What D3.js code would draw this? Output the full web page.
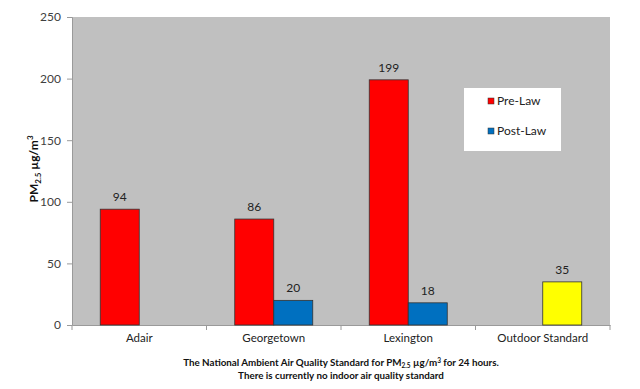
* * *
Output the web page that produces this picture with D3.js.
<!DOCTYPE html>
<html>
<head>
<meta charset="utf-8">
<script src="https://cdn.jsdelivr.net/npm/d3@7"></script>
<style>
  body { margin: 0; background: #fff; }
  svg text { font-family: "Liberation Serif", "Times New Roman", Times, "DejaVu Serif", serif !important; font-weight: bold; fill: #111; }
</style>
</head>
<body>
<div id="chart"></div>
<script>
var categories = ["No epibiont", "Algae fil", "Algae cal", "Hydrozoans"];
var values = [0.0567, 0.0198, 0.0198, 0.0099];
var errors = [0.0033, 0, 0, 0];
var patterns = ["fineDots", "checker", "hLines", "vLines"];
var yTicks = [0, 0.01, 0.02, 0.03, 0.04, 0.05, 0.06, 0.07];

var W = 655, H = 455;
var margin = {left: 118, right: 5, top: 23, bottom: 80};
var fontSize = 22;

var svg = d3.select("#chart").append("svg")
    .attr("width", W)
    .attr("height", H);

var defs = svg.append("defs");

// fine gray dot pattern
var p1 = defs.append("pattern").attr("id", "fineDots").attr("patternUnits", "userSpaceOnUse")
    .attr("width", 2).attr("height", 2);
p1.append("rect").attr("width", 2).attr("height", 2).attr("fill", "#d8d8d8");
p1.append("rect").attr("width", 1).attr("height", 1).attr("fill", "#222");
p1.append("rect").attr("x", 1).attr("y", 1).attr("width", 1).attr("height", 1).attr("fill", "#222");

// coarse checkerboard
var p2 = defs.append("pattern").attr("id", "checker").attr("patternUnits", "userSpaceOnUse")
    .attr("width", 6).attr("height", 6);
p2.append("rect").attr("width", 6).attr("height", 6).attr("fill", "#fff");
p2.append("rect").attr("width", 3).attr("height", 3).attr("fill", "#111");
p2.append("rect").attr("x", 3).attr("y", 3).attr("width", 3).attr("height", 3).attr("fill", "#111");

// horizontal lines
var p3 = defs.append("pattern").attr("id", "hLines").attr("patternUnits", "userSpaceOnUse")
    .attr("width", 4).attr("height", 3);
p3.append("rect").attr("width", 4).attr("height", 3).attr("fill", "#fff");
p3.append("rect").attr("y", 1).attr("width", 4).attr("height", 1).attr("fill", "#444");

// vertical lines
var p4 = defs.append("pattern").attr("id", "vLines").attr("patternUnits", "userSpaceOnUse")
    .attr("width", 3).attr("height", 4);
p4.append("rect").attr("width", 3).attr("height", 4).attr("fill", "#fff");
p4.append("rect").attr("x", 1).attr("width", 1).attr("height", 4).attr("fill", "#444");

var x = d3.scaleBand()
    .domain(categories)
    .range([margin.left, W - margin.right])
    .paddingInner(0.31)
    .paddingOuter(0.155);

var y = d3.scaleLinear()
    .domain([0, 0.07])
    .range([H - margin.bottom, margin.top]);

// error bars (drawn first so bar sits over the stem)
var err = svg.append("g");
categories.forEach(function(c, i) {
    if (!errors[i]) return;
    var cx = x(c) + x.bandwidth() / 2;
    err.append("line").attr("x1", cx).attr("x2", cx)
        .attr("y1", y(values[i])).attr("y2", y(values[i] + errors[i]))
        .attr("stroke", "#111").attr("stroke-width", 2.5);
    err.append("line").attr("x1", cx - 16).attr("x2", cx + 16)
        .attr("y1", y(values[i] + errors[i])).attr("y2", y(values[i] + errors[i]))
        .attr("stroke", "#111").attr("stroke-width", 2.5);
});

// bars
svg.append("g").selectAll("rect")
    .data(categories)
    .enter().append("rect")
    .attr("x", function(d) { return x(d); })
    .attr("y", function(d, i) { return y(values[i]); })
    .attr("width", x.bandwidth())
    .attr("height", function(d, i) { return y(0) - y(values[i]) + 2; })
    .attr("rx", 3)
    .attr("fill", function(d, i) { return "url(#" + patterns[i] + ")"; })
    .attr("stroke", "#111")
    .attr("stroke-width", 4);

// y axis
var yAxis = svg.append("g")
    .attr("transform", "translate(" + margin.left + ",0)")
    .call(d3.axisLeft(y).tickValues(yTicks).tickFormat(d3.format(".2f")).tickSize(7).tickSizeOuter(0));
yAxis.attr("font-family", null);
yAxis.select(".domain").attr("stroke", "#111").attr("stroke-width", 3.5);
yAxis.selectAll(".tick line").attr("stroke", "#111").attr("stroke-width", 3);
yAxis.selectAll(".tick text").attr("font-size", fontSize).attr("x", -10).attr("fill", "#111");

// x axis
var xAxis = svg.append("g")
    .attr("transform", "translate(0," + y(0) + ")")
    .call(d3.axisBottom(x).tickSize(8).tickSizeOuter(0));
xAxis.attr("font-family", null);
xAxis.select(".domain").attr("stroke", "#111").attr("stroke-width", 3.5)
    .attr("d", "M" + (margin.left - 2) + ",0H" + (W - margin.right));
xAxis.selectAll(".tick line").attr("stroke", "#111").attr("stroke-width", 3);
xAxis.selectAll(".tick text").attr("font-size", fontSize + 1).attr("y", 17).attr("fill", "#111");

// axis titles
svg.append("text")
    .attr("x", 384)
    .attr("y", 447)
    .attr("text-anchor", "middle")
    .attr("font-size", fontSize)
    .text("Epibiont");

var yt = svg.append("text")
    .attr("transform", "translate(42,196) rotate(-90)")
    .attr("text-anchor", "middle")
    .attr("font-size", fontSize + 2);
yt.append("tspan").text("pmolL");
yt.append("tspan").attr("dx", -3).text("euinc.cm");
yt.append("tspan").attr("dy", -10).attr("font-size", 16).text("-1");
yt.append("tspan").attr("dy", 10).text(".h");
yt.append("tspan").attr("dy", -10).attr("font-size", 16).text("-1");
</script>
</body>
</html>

→ **STATED PROBLEM**
Reproduce verbatim only the segment of the listing bounded by the line containing "Output the web" and the line containing "var yTicks = [0, 0.01, 0.02, 0.03, 0.04, 0.05, 0.06, 0.07];", with both boundary lines included.

→ **FINISHED ANSWER**
Output the web page that produces this picture with D3.js.
<!DOCTYPE html>
<html>
<head>
<meta charset="utf-8">
<script src="https://cdn.jsdelivr.net/npm/d3@7"></script>
<style>
  body { margin: 0; background: #fff; }
  svg text { font-family: "Liberation Serif", "Times New Roman", Times, "DejaVu Serif", serif !important; font-weight: bold; fill: #111; }
</style>
</head>
<body>
<div id="chart"></div>
<script>
var categories = ["No epibiont", "Algae fil", "Algae cal", "Hydrozoans"];
var values = [0.0567, 0.0198, 0.0198, 0.0099];
var errors = [0.0033, 0, 0, 0];
var patterns = ["fineDots", "checker", "hLines", "vLines"];
var yTicks = [0, 0.01, 0.02, 0.03, 0.04, 0.05, 0.06, 0.07];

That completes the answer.